* **Short task**
Transcribe all the entries word for word, omitting any pictures they contain.

Source code of charts:
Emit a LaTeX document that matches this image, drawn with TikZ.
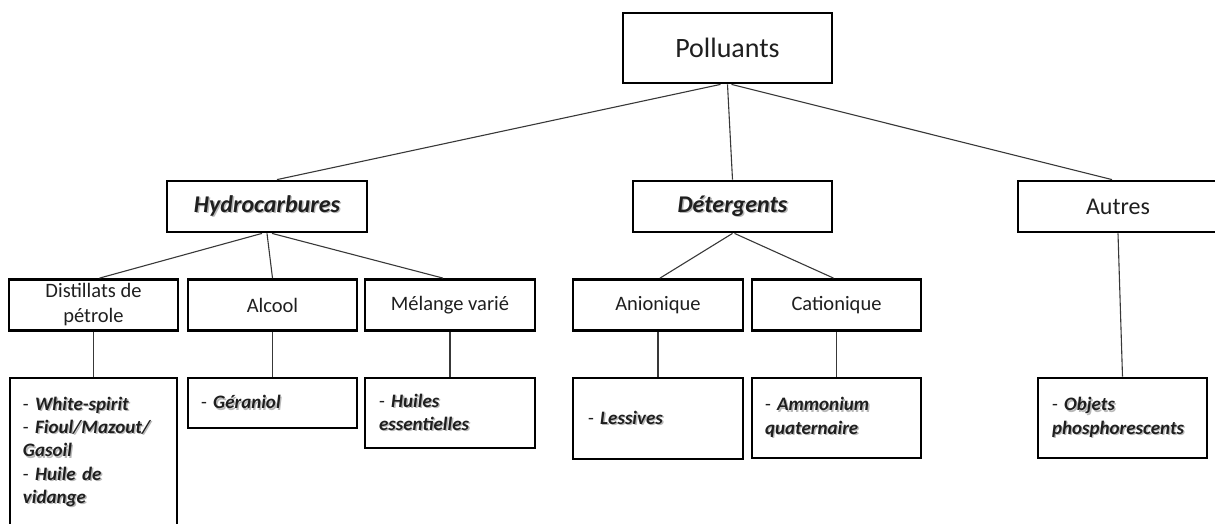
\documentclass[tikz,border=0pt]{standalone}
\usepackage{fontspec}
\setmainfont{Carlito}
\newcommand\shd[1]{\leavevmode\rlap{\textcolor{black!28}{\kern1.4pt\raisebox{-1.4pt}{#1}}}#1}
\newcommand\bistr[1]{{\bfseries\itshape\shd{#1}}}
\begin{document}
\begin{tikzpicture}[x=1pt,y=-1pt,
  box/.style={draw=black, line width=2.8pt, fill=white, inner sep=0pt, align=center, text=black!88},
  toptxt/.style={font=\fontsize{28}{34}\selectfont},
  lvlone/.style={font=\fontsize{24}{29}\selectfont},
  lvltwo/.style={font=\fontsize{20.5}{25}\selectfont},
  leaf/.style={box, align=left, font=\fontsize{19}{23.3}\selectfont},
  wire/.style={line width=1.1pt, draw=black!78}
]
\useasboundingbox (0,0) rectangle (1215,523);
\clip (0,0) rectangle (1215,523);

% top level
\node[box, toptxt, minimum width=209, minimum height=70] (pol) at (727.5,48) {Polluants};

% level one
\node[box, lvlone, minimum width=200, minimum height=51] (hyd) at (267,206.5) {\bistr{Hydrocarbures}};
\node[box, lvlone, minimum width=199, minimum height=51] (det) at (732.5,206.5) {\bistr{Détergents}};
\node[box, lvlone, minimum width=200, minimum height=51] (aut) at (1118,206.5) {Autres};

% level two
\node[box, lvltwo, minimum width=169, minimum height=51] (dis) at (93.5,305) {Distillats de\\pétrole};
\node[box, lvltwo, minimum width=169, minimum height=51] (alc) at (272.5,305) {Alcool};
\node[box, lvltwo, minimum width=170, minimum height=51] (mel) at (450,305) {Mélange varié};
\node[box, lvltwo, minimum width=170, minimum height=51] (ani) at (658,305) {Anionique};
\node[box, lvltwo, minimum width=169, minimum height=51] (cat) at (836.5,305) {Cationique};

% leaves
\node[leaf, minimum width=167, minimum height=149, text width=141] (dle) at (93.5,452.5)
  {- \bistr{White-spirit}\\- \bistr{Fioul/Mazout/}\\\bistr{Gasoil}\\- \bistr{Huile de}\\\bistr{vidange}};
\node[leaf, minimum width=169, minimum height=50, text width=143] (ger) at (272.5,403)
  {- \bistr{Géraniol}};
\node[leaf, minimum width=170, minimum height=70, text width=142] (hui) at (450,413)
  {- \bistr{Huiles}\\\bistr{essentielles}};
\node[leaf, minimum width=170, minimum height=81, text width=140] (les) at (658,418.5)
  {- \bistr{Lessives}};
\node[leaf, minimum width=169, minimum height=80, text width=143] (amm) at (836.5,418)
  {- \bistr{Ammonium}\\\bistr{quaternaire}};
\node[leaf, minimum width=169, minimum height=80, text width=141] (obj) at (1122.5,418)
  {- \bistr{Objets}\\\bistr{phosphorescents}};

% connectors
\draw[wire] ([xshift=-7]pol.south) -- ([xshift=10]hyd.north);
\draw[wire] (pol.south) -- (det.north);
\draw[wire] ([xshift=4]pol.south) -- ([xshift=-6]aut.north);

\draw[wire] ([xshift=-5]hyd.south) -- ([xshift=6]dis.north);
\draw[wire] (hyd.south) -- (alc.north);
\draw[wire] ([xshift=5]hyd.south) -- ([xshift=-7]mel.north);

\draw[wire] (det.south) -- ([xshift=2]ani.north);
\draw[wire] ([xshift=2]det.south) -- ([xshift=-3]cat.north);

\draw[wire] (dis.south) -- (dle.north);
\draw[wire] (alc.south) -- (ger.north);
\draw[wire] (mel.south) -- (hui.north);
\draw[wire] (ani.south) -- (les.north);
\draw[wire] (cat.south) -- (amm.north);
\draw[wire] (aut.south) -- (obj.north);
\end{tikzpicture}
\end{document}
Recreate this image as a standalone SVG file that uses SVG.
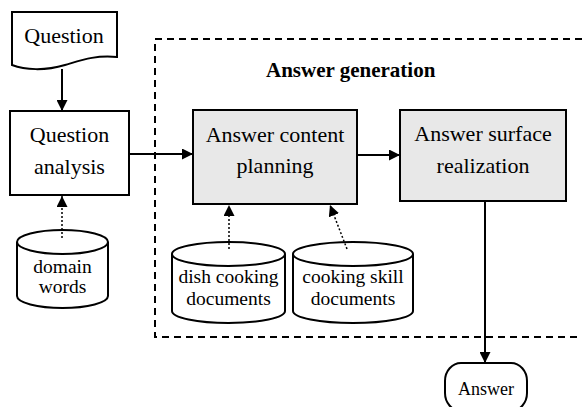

* **Solution to this exercise**
Emit a LaTeX document that matches this image, drawn with TikZ.
\documentclass[tikz,border=0pt]{standalone}
\usepackage{fontspec}
\setmainfont{Carlito}
\newcommand\shd[1]{\leavevmode\rlap{\textcolor{black!28}{\kern1.4pt\raisebox{-1.4pt}{#1}}}#1}
\newcommand\bistr[1]{{\bfseries\itshape\shd{#1}}}
\begin{document}
\begin{tikzpicture}[x=1pt,y=-1pt,
  box/.style={draw=black, line width=2.8pt, fill=white, inner sep=0pt, align=center, text=black!88},
  toptxt/.style={font=\fontsize{28}{34}\selectfont},
  lvlone/.style={font=\fontsize{24}{29}\selectfont},
  lvltwo/.style={font=\fontsize{20.5}{25}\selectfont},
  leaf/.style={box, align=left, font=\fontsize{19}{23.3}\selectfont},
  wire/.style={line width=1.1pt, draw=black!78}
]
\useasboundingbox (0,0) rectangle (1215,523);
\clip (0,0) rectangle (1215,523);

% top level
\node[box, toptxt, minimum width=209, minimum height=70] (pol) at (727.5,48) {Polluants};

% level one
\node[box, lvlone, minimum width=200, minimum height=51] (hyd) at (267,206.5) {\bistr{Hydrocarbures}};
\node[box, lvlone, minimum width=199, minimum height=51] (det) at (732.5,206.5) {\bistr{Détergents}};
\node[box, lvlone, minimum width=200, minimum height=51] (aut) at (1118,206.5) {Autres};

% level two
\node[box, lvltwo, minimum width=169, minimum height=51] (dis) at (93.5,305) {Distillats de\\pétrole};
\node[box, lvltwo, minimum width=169, minimum height=51] (alc) at (272.5,305) {Alcool};
\node[box, lvltwo, minimum width=170, minimum height=51] (mel) at (450,305) {Mélange varié};
\node[box, lvltwo, minimum width=170, minimum height=51] (ani) at (658,305) {Anionique};
\node[box, lvltwo, minimum width=169, minimum height=51] (cat) at (836.5,305) {Cationique};

% leaves
\node[leaf, minimum width=167, minimum height=149, text width=141] (dle) at (93.5,452.5)
  {- \bistr{White-spirit}\\- \bistr{Fioul/Mazout/}\\\bistr{Gasoil}\\- \bistr{Huile de}\\\bistr{vidange}};
\node[leaf, minimum width=169, minimum height=50, text width=143] (ger) at (272.5,403)
  {- \bistr{Géraniol}};
\node[leaf, minimum width=170, minimum height=70, text width=142] (hui) at (450,413)
  {- \bistr{Huiles}\\\bistr{essentielles}};
\node[leaf, minimum width=170, minimum height=81, text width=140] (les) at (658,418.5)
  {- \bistr{Lessives}};
\node[leaf, minimum width=169, minimum height=80, text width=143] (amm) at (836.5,418)
  {- \bistr{Ammonium}\\\bistr{quaternaire}};
\node[leaf, minimum width=169, minimum height=80, text width=141] (obj) at (1122.5,418)
  {- \bistr{Objets}\\\bistr{phosphorescents}};

% connectors
\draw[wire] ([xshift=-7]pol.south) -- ([xshift=10]hyd.north);
\draw[wire] (pol.south) -- (det.north);
\draw[wire] ([xshift=4]pol.south) -- ([xshift=-6]aut.north);

\draw[wire] ([xshift=-5]hyd.south) -- ([xshift=6]dis.north);
\draw[wire] (hyd.south) -- (alc.north);
\draw[wire] ([xshift=5]hyd.south) -- ([xshift=-7]mel.north);

\draw[wire] (det.south) -- ([xshift=2]ani.north);
\draw[wire] ([xshift=2]det.south) -- ([xshift=-3]cat.north);

\draw[wire] (dis.south) -- (dle.north);
\draw[wire] (alc.south) -- (ger.north);
\draw[wire] (mel.south) -- (hui.north);
\draw[wire] (ani.south) -- (les.north);
\draw[wire] (cat.south) -- (amm.north);
\draw[wire] (aut.south) -- (obj.north);
\end{tikzpicture}
\end{document}
Recreate this image as a standalone SVG file that uses SVG.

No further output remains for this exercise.